Ora però Samuele ci siamo appena lasciati alle spalle gennaio, come è cambiato il menù? Sei passato dalla forza a cosa?
Le ore sono leggermente diminuite, ma neanche troppo, mentre sono aumentate le intensità. Sono aumentati i lavori in Z3 e Z4 e sono stati inseriti dei richiami in Z5. Però non ho mai toccato i massimali in allenamento. Neanche prima delle gare di Majorca e della Valenciana.
Puoi farci un esempio di qualche lavoro più intenso?

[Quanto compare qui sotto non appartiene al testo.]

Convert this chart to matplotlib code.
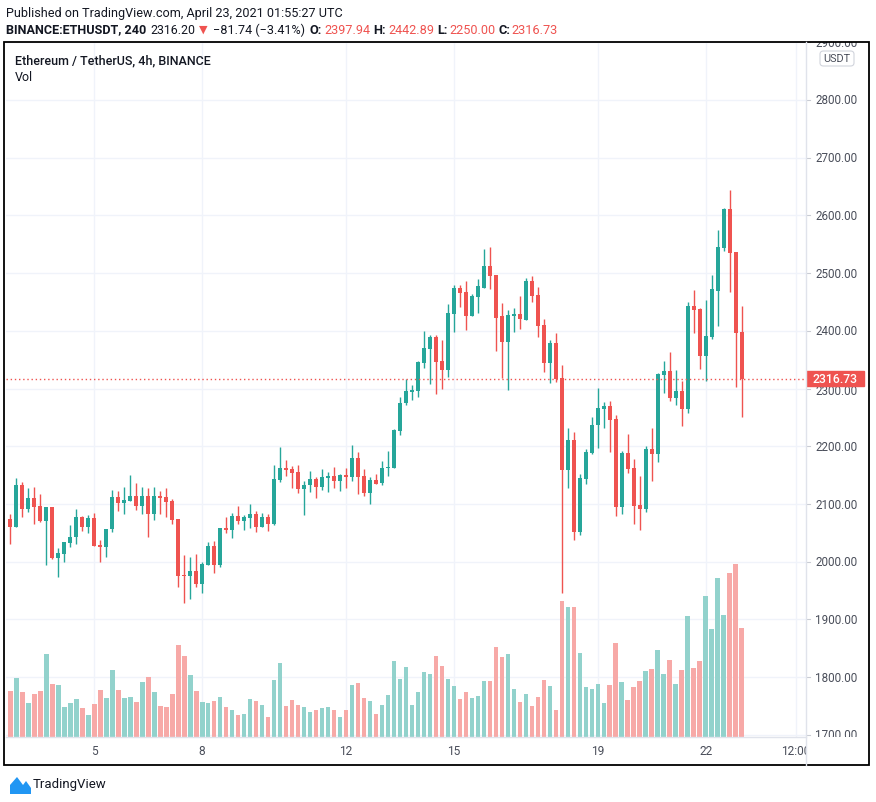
import matplotlib

matplotlib.use("Agg")
import matplotlib.pyplot as plt
from matplotlib.patches import Rectangle, FancyBboxPatch, Polygon
from matplotlib.lines import Line2D

# --- data: ETHUSDT 4h candles, Apr 2 16:00 -> Apr 23 00:00 (UTC) ---
opens = [
    2074, 2061, 2133, 2092, 2110, 2097, 2070, 2095, 2007, 2014, 2033, 2042, 2078, 2061, 2076, 2029,
    2026, 2056, 2112, 2102, 2106, 2114, 2097, 2114, 2083, 2114, 2112, 2105, 2074, 1977, 1976, 1984,
    1962, 1995, 2027, 1995, 2058, 2055, 2079, 2071, 2076, 2082, 2060, 2077, 2066, 2141, 2162, 2160,
    2155, 2126, 2133, 2143, 2129, 2145, 2148, 2140, 2150, 2147, 2180, 2148, 2119, 2141, 2136, 2162,
    2162, 2226, 2275, 2294, 2295, 2344, 2368, 2389, 2347, 2332, 2429, 2474, 2467, 2425, 2458, 2475,
    2512, 2496, 2425, 2380, 2425, 2429, 2418, 2486, 2462, 2410, 2345, 2379, 2318, 2159, 2211, 2052,
    2144, 2188, 2236, 2265, 2270, 2247, 2095, 2188, 2162, 2099, 2092, 2195, 2187, 2324, 2330, 2284,
    2296, 2265, 2443, 2438, 2356, 2389, 2469, 2543, 2611, 2536, 2397.94,
]
highs = [
    2083, 2145, 2138, 2128, 2130, 2117, 2095, 2095, 2024, 2034, 2064, 2091, 2080, 2081, 2085, 2038,
    2057, 2124, 2123, 2130, 2150, 2136, 2129, 2127, 2129, 2122, 2127, 2108, 2074, 2012, 2008, 2013,
    2000, 2034, 2036, 2059, 2077, 2084, 2096, 2081, 2100, 2088, 2084, 2082, 2167, 2199, 2176, 2166,
    2167, 2140, 2157, 2147, 2160, 2155, 2164, 2152, 2162, 2202, 2190, 2160, 2147, 2152, 2174, 2192,
    2230, 2285, 2316, 2306, 2348, 2399, 2392, 2392, 2384, 2446, 2479, 2479, 2486, 2463, 2489, 2541,
    2546, 2496, 2448, 2436, 2439, 2460, 2491, 2495, 2476, 2420, 2384, 2396, 2341, 2232, 2225, 2152,
    2195, 2251, 2301, 2277, 2279, 2254, 2191, 2221, 2178, 2149, 2201, 2232, 2327, 2348, 2363, 2332,
    2313, 2450, 2471, 2440, 2453, 2497, 2575, 2613, 2644, 2536, 2442.89,
]
lows = [
    2030, 2060, 2078, 2087, 2065, 2068, 1995, 2005, 1974, 2000, 2026, 2031, 2054, 2050, 2028, 2000,
    2009, 2052, 2088, 2083, 2106, 2089, 2083, 2043, 2072, 2083, 2078, 2066, 1957, 1929, 1936, 1957,
    1946, 1995, 1981, 1991, 2050, 2041, 2065, 2055, 2058, 2051, 2060, 2053, 2063, 2138, 2148, 2128,
    2119, 2081, 2121, 2110, 2124, 2121, 2128, 2122, 2128, 2140, 2117, 2114, 2100, 2134, 2133, 2148,
    2162, 2220, 2272, 2280, 2285, 2335, 2308, 2290, 2299, 2320, 2398, 2441, 2401, 2425, 2430, 2474,
    2472, 2365, 2318, 2297, 2398, 2403, 2418, 2450, 2390, 2329, 2310, 2312, 1946, 2128, 2038, 2047,
    2135, 2187, 2197, 2232, 2190, 2080, 2083, 2153, 2066, 2055, 2087, 2140, 2172, 2292, 2279, 2272,
    2235, 2258, 2396, 2334, 2313, 2386, 2408, 2538, 2467, 2303, 2250.00,
]
closes = [
    2061, 2133, 2092, 2110, 2095, 2070, 2095, 2007, 2015, 2034, 2043, 2078, 2061, 2076, 2028, 2026,
    2057, 2112, 2102, 2107, 2114, 2097, 2114, 2083, 2114, 2110, 2103, 2072, 1976, 1976, 1984, 1962,
    1996, 2027, 1995, 2058, 2055, 2079, 2071, 2077, 2082, 2060, 2077, 2066, 2143, 2162, 2159, 2154,
    2126, 2133, 2143, 2129, 2147, 2148, 2140, 2150, 2147, 2180, 2147, 2119, 2141, 2134, 2162, 2163,
    2228, 2275, 2295, 2297, 2346, 2370, 2389, 2346, 2332, 2430, 2474, 2465, 2425, 2460, 2477, 2512,
    2495, 2423, 2380, 2427, 2429, 2420, 2486, 2461, 2409, 2345, 2379, 2317, 2159, 2211, 2052, 2145,
    2190, 2237, 2266, 2270, 2246, 2095, 2188, 2161, 2097, 2092, 2195, 2187, 2325, 2330, 2284, 2296,
    2265, 2443, 2436, 2356, 2391, 2472, 2545, 2611, 2535, 2396, 2316.73,
]
# volume (relative units)
volume = [
    45.7, 58.7, 44.7, 33.7, 42.7, 45.7, 82.7, 52.7, 51.7, 29.7, 33.7, 37.7, 28.7, 21.7, 32.7, 46.7,
    38.7, 66.7, 46.7, 38.7, 39.7, 34.7, 54.7, 59.7, 44.7, 30.7, 29.7, 42.7, 91.7, 80.7, 61.7, 45.7,
    34.7, 33.7, 35.7, 39.7, 29.7, 26.7, 21.7, 22.7, 37.7, 35.7, 31.7, 19.7, 56.7, 73.7, 30.7, 36.7,
    31.7, 29.7, 24.7, 26.7, 28.7, 29.7, 26.7, 19.7, 26.7, 51.7, 53.7, 38.7, 35.7, 22.7, 31.7, 41.7,
    75.7, 57.7, 69.7, 31.7, 44.7, 64.7, 62.7, 80.7, 70.7, 57.7, 50.7, 37.7, 44.7, 38.7, 40.7, 55.7,
    55.7, 89.7, 79.7, 82.7, 47.7, 34.7, 42.7, 30.7, 39.7, 56.7, 50.7, 26.7, 135.7, 129.7, 129.7, 83.7,
    49.7, 47.7, 52.7, 33.7, 51.7, 93.7, 54.7, 36.7, 49.7, 55.7, 65.7, 67.7, 86.7, 62.7, 76.7, 52.7,
    66.7, 120.7, 68.7, 75.7, 140.7, 107.7, 158.7, 121.7, 163.7, 172.7, 108.7,
]
last_price = 2316.73
price_ticks = [1700, 1800, 1900, 2000, 2100, 2200, 2300, 2400, 2500, 2600, 2700, 2800, 2900]
# candle index of each time label (index 0 = Apr 2 16:00)
time_tick_pos = [14, 32, 56, 74, 98, 116, 131]
time_tick_labels = ["5", "8", "12", "15", "19", "22", "12:00"]

UP = "#26a69a"
DOWN = "#ef5350"
UP_VOL = "#92d2cc"
DOWN_VOL = "#f7a9a7"
GRID = "#f0f3fa"
TEXT = "#131722"
AXIS_TEXT = "#4a4e5a"
FONT = "Roboto"

W, H = 876, 803
fig = plt.figure(figsize=(W / 100, H / 100), dpi=100)
fig.patch.set_facecolor("white")


def rect(x0, y0, x1, y1):
    return [x0 / W, 1 - y1 / H, (x1 - x0) / W, (y1 - y0) / H]


def fxy(x, y):
    return x / W, 1 - y / H


PL, PR, PT, PB = 6, 806, 43, 738
ylim = (1696.4, 2900.3)
xlim = (-0.67, 132.67)

# volume pane (behind)
axv = fig.add_axes(rect(PL, PT, PR, PB))
axv.set_xlim(*xlim)
axv.set_ylim(0, max(volume) * 4.02)
for t in time_tick_pos:
    axv.axvline(t, color=GRID, lw=1, zorder=0)

n = len(opens)
xs = list(range(n))
up = [c >= o for o, c in zip(opens, closes)]
axv.bar(xs, volume, width=0.83, color=[UP_VOL if u else DOWN_VOL for u in up], zorder=2)
axv.axis("off")

# price pane
ax = fig.add_axes(rect(PL, PT, PR, PB), sharex=axv)
ax.patch.set_alpha(0)
ax.set_ylim(*ylim)
for p in price_ticks:
    axv.plot([0, 1], [(p - ylim[0]) / (ylim[1] - ylim[0])] * 2, transform=axv.transAxes,
             color=GRID, lw=1, zorder=0)

colors = [UP if u else DOWN for u in up]
ax.vlines(xs, lows, highs, colors=colors, lw=1.0, zorder=3)
bottoms = [min(o, c) for o, c in zip(opens, closes)]
heights = [max(abs(c - o), 1.8) for o, c in zip(opens, closes)]
ax.bar(xs, heights, bottom=bottoms, width=0.78, color=colors, zorder=4)
ax.axhline(last_price, color=DOWN, lw=1.0, ls=(0, (1, 2)), zorder=5)
ax.axis("off")

# price axis (clipped labels)
axp = fig.add_axes(rect(PR, PT, 869, PB))
axp.set_xlim(0, 1)
axp.set_ylim(*ylim)
axp.axis("off")
for p in price_ticks:
    # the label hidden under the last-price badge is only partly shown in the reference
    lab_y = p if abs(p - last_price) > 20 else p - 3
    axp.text(9 / 63, lab_y, f"{p:.2f}", fontsize=8.4, family=FONT, color=AXIS_TEXT,
             ha="left", va="center", clip_on=True)
    axp.plot([0, 4 / 63], [p, p], color="#c9ccd4", lw=0.8, clip_on=True)
axp.add_patch(Rectangle((0, last_price - 13), 58 / 63, 26, color=DOWN, zorder=5))
axp.text(29 / 63, last_price, f"{last_price:.2f}", fontsize=8.8, family=FONT, color="white",
         weight="medium", ha="center", va="center", zorder=6)

# time axis (clipped labels)
axt = fig.add_axes(rect(PL, PB, PR, 766))
axt.set_xlim(*xlim)
axt.set_ylim(0, 1)
axt.axis("off")
for t, lab in zip(time_tick_pos, time_tick_labels):
    axt.text(t, 0.5, lab, fontsize=8.6, family=FONT, color=AXIS_TEXT,
             ha="center", va="center", clip_on=True)

# separators and frame
fig.add_artist(Line2D([PL / W, PR / W], [1 - PB / H] * 2, color="#e0e3eb", lw=1))
fig.add_artist(Line2D([PR / W] * 2, [1 - PT / H, 1 - 766 / H], color="#e0e3eb", lw=1))
fig.add_artist(Rectangle(fxy(4, 766), 865 / W, 723 / H, fill=False, edgecolor="black", lw=1.3))

# USDT badge
fig.add_artist(FancyBboxPatch(fxy(820, 67), 34 / W, 15 / H,
                              boxstyle="round,pad=0,rounding_size=0.004",
                              facecolor="white", edgecolor="#d1d4dc", lw=0.8))
fig.text(*fxy(837, 59.5), "USDT", fontsize=7.8, family=FONT, color=AXIS_TEXT,
         ha="center", va="center")

# legend texts
fig.text(*fxy(15, 61), "Ethereum / TetherUS, 4h, BINANCE", fontsize=9.0, family=FONT,
         weight="medium", color=TEXT, va="center")
fig.text(*fxy(15, 77.5), "Vol", fontsize=9.0, family=FONT, color=TEXT, va="center")

# header
hdr = fig.text(*fxy(6, 13.5), "Published on TradingView.com, April 23, 2021 01:55:27 UTC",
               fontsize=9.3, family=FONT, color=TEXT, va="center")
r = fig.canvas.get_renderer()
wpx = hdr.get_window_extent(r).width
hdr.set_fontsize(9.3 * 335 / wpx)

chunks = [
    (6, "BINANCE:ETHUSDT, 240", TEXT, "bold", 140),
    (150, "2316.20", TEXT, "normal", 45),
    (199, "\u25bc", DOWN, "normal", None),
    (213, "\u221281.74 (\u22123.41%)", TEXT, "normal", 92),
    (309, "O:", TEXT, "bold", None),
    (324, "2397.94", DOWN, "normal", 46),
    (373, "H:", TEXT, "bold", None),
    (388, "2442.89", DOWN, "normal", 46),
    (437, "L:", TEXT, "bold", None),
    (449, "2250.00", DOWN, "normal", 46),
    (498, "C:", TEXT, "bold", None),
    (511, "2316.73", DOWN, "normal", 46),
]
for x, s, col, wt, target in chunks:
    fam = ["DejaVu Sans"] if s == "\u25bc" else [FONT, "DejaVu Sans"]
    t = fig.text(*fxy(x, 30), s, fontsize=9.2 if s != "\u25bc" else 8, family=fam,
                 color=col, weight=wt, va="center")
    if target:
        w = t.get_window_extent(r).width
        t.set_fontsize(9.2 * target / w)

# TradingView logo
logo = Polygon([fxy(10, 795), fxy(10, 786), fxy(17, 778), fxy(23, 786), fxy(26, 782),
                fxy(31, 789), fxy(31, 795)], closed=True, facecolor="#2196f3",
               edgecolor="none", transform=fig.transFigure)
fig.add_artist(logo)
fig.text(*fxy(33, 785), "TradingView", fontsize=9.5, family=FONT, color=TEXT, va="center")

fig.savefig("out.png", dpi=100)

Per esempio facevo degli swift spot in Z4-Z5: 1′ in Z5, 30” di recupero in Z2. Oppure quando facevo la distanza inserivo dei lavori piramidali alla prima, terza e quinta ora: 3′ di VO2Max e 2′ di recupero in Z2; 2′ e 1′; 1′ e 40”; 40” e 30”… Un lavoro simile ti aiuta a conoscere il proprio fisico, specie nelle ore finali quando sei stanco, quando calano gli zuccheri. Riesci anche a capire come gestire gli integratori e la nutrizione. Capisci come migliorare nell’ultima ora.
Hai toccato il tasto dell’alimentazione, quali accorgimenti hai adottato per tutti questi particolari allenamenti?

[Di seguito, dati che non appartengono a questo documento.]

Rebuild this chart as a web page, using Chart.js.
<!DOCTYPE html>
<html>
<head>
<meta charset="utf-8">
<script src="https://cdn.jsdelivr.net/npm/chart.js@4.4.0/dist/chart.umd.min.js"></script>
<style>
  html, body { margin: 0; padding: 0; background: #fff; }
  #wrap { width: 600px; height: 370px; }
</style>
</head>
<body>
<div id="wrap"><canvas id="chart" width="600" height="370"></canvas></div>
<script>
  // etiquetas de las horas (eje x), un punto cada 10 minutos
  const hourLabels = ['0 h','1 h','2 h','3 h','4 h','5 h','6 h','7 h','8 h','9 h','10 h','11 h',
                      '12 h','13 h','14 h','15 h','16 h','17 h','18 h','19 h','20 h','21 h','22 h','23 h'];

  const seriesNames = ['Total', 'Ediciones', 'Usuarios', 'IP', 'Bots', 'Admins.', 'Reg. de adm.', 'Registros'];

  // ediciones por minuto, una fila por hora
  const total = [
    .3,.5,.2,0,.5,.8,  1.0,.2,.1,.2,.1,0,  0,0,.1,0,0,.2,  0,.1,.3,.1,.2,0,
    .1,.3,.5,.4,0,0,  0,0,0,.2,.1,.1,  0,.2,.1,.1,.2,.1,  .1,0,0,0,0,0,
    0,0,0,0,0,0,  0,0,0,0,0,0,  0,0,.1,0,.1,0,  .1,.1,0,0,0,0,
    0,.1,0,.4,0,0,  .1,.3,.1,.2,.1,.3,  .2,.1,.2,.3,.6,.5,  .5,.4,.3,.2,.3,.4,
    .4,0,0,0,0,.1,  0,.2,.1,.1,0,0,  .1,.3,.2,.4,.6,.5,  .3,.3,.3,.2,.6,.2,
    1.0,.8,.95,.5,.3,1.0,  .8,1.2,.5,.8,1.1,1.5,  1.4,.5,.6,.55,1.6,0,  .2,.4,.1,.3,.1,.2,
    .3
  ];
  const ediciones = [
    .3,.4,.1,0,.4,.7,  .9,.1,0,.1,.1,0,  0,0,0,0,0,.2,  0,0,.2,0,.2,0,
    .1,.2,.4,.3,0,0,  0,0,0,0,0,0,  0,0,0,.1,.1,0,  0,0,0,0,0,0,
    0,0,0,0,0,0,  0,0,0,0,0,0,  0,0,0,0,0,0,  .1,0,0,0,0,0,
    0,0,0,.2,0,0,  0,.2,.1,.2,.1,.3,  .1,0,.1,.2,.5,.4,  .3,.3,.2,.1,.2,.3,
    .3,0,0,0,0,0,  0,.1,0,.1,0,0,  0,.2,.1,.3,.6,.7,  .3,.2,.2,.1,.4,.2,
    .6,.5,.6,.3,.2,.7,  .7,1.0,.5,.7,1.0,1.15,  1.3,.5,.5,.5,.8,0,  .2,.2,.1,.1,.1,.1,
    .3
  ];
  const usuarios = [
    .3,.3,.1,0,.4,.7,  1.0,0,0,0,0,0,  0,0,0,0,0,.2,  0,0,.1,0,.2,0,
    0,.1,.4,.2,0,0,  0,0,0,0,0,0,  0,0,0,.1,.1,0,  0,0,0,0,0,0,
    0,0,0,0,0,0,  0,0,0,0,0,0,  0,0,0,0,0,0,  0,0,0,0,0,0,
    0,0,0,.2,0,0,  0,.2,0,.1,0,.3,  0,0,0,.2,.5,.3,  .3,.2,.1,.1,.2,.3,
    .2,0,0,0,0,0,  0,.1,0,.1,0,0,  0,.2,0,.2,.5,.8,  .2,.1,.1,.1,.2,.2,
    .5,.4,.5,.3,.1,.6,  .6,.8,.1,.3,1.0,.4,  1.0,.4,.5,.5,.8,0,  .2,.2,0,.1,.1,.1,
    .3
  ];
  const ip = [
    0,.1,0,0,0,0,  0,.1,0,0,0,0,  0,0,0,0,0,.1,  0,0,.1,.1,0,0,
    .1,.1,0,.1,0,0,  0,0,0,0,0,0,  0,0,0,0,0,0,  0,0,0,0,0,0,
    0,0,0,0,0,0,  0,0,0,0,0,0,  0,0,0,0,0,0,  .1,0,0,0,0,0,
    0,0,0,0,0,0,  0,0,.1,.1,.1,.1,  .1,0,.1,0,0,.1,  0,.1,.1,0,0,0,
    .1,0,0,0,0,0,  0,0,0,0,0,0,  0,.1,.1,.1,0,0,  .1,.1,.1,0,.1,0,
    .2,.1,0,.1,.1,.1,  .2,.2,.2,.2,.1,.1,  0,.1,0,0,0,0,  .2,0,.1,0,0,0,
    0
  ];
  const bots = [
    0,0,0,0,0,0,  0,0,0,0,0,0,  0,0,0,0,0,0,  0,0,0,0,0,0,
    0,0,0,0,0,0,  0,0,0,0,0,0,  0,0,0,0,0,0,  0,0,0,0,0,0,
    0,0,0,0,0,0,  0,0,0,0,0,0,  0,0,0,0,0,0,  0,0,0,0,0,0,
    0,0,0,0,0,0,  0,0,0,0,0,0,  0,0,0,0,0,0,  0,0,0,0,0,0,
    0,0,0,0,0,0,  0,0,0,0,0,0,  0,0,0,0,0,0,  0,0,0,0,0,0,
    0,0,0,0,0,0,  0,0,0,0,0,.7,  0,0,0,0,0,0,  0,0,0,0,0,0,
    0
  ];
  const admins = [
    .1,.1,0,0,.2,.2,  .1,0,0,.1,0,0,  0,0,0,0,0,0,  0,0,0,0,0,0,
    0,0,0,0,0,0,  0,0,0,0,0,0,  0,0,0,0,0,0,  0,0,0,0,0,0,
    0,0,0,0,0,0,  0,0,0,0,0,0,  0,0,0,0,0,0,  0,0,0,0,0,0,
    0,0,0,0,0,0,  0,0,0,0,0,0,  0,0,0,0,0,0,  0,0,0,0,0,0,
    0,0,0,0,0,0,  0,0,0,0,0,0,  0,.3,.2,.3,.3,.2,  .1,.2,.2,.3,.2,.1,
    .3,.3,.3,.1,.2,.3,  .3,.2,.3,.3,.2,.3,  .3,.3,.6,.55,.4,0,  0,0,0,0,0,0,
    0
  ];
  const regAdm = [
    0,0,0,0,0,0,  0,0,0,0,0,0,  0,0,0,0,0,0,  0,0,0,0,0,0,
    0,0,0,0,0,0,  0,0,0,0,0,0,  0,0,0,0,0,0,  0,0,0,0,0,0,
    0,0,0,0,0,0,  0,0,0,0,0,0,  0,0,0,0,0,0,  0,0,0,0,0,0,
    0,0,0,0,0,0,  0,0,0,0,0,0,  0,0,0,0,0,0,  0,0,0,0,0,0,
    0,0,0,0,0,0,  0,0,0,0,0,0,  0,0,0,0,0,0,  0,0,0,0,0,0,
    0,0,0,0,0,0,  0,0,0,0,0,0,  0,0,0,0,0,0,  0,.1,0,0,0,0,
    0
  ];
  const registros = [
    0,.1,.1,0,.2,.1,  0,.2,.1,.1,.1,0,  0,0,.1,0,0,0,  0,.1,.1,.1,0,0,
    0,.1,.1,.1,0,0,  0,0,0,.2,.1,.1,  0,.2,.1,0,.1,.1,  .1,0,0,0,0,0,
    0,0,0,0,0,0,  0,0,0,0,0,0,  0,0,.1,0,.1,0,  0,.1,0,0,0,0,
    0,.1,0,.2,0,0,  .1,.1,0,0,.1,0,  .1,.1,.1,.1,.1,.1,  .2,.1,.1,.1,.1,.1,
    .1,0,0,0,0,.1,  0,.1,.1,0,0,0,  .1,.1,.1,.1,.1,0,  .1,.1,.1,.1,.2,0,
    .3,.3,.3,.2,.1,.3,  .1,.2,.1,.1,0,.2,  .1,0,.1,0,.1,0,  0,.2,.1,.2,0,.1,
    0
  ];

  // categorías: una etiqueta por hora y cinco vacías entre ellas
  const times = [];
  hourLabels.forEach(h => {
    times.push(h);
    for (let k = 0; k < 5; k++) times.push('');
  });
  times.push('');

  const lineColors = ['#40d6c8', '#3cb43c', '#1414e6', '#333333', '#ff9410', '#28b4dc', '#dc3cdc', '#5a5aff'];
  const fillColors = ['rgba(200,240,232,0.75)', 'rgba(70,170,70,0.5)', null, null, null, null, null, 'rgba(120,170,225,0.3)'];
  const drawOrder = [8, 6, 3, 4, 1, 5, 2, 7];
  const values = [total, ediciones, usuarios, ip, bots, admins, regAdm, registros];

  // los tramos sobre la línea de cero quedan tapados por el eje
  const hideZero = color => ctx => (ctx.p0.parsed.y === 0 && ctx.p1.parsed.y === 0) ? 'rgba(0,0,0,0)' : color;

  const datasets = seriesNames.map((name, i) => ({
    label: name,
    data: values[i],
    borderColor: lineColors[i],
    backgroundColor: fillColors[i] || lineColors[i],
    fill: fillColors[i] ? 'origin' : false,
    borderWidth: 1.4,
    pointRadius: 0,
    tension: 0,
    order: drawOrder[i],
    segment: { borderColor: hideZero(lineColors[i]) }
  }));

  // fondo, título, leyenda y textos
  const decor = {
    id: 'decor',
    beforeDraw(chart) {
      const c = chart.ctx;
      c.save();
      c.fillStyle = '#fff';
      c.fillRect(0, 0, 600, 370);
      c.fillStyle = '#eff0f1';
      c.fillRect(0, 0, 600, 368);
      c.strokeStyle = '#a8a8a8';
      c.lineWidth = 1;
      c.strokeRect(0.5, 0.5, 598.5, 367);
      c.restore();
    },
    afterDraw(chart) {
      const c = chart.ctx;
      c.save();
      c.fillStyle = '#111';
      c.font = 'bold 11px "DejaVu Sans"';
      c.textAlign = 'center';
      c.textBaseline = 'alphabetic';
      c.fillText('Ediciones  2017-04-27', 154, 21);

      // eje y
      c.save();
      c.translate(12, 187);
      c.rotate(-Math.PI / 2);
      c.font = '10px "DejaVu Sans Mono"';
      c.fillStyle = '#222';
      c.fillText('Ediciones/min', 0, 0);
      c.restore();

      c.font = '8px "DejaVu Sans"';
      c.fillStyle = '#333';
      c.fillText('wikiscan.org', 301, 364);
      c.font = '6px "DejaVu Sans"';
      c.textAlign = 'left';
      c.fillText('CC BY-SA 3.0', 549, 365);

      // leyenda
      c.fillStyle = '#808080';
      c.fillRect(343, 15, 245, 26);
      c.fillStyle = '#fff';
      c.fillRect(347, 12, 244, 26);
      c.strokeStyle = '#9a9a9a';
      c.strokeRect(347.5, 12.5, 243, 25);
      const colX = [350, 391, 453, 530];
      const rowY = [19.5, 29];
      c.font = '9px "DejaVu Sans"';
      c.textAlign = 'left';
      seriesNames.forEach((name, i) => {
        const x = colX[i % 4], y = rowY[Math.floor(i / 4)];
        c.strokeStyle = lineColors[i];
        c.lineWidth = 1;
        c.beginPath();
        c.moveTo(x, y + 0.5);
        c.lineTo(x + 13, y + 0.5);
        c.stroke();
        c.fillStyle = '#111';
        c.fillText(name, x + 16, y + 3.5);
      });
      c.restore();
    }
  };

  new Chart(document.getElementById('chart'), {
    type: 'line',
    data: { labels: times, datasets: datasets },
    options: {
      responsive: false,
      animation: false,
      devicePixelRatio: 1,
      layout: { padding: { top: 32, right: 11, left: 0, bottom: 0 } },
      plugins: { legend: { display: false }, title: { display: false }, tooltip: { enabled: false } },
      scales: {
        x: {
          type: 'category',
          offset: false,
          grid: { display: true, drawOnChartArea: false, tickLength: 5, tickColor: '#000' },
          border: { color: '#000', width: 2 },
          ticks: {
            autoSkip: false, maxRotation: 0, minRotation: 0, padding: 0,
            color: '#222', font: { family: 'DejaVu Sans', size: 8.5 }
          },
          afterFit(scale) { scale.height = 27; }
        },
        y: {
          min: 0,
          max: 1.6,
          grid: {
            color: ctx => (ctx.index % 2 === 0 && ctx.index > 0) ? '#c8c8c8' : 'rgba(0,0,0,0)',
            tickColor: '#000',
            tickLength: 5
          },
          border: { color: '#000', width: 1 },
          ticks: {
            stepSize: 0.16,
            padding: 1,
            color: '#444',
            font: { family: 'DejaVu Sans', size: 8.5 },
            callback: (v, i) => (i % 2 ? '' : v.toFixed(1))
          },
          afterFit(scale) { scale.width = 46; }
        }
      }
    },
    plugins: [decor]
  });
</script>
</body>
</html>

Io sono molto alla buona e non ho preso chissà quali precauzioni. In linea di massima faccio riferimento all’introito calorico settimanale e se ho speso tanto, non faccio problemi a mangiarmi una pizza. In generale la dose di carboidrati è sempre alta sia a tavola che in bici. In bici mi attengo sempre agli 80-90 grammi di carbo l’ora, tra gel, barrette, malto… questo per avere il glicogeno sempre pieno. Ma questo vale più o meno sempre, al massimo quando dovevo lavorare sulla forza cercavo di aumentare la dose proteica negli shake prima e dopo gli allenamenti.
E lo stretching?
Quello lo faccio sempre e anche nei ritiri lo facevamo tutti insieme in squadra. Io però, quando faccio palestra, lavoro molto anche sulla mobilità articolare, specie quella delle gambe e della schiena. Avere una buona mobilità significa avere una capacità maggiore delle articolazioni e quindi del movimento e sfruttare meglio la muscolatura.